— Start Data entries —
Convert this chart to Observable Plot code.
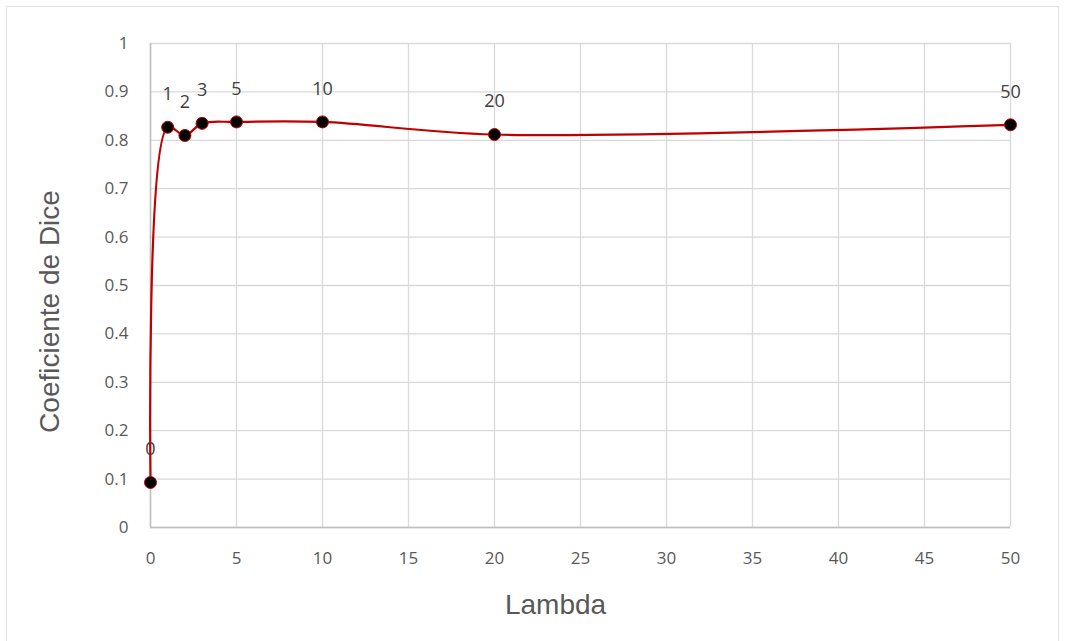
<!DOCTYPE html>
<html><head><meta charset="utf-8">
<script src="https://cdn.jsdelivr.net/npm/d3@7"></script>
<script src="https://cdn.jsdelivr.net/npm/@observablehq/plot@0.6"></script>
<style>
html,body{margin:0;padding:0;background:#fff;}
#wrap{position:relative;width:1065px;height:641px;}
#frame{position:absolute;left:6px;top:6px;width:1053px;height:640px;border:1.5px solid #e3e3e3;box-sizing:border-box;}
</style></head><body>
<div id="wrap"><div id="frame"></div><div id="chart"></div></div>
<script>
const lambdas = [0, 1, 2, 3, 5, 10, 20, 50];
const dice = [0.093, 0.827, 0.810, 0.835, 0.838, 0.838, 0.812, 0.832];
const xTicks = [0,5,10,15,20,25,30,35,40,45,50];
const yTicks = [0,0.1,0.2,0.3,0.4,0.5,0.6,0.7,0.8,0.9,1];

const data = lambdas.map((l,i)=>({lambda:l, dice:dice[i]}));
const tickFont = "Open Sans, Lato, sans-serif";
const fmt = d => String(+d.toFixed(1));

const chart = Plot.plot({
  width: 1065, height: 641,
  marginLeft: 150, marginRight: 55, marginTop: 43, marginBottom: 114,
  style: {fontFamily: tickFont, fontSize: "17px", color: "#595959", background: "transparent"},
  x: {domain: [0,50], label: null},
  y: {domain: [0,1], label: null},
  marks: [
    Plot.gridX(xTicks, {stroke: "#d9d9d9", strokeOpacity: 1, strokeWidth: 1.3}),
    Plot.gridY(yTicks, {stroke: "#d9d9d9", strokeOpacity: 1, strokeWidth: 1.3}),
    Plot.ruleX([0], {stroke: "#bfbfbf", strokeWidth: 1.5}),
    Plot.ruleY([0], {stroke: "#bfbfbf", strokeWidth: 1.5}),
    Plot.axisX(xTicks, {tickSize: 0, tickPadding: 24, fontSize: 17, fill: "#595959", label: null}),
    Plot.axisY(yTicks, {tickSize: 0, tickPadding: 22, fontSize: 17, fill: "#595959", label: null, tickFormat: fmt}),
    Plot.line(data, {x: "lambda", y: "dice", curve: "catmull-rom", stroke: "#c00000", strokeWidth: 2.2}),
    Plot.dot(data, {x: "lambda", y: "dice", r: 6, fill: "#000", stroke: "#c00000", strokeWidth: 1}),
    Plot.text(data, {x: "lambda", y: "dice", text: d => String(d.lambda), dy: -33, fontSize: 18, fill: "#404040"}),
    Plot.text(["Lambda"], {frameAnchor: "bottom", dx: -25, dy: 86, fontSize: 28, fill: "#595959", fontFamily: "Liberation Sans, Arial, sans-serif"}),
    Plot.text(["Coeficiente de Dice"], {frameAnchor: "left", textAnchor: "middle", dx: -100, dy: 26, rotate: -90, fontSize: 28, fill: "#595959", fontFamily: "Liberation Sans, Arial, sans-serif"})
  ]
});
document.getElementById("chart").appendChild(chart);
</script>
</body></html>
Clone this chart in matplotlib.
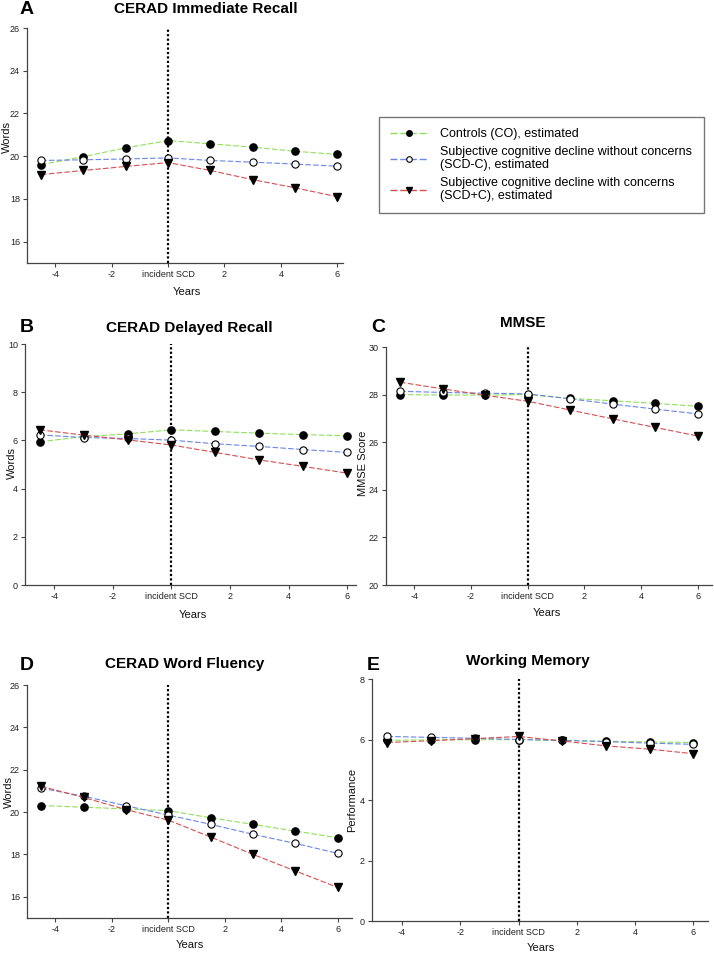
— End Data entries —
_Task brief:_ Only the lines from the start of the material through the line containing "const fmt = d => String(+d.toFixed(1));" should be transcribed. Pictures stay out.

_Correct result:_
Convert this chart to Observable Plot code.
<!DOCTYPE html>
<html><head><meta charset="utf-8">
<script src="https://cdn.jsdelivr.net/npm/d3@7"></script>
<script src="https://cdn.jsdelivr.net/npm/@observablehq/plot@0.6"></script>
<style>
html,body{margin:0;padding:0;background:#fff;}
#wrap{position:relative;width:1065px;height:641px;}
#frame{position:absolute;left:6px;top:6px;width:1053px;height:640px;border:1.5px solid #e3e3e3;box-sizing:border-box;}
</style></head><body>
<div id="wrap"><div id="frame"></div><div id="chart"></div></div>
<script>
const lambdas = [0, 1, 2, 3, 5, 10, 20, 50];
const dice = [0.093, 0.827, 0.810, 0.835, 0.838, 0.838, 0.812, 0.832];
const xTicks = [0,5,10,15,20,25,30,35,40,45,50];
const yTicks = [0,0.1,0.2,0.3,0.4,0.5,0.6,0.7,0.8,0.9,1];

const data = lambdas.map((l,i)=>({lambda:l, dice:dice[i]}));
const tickFont = "Open Sans, Lato, sans-serif";
const fmt = d => String(+d.toFixed(1));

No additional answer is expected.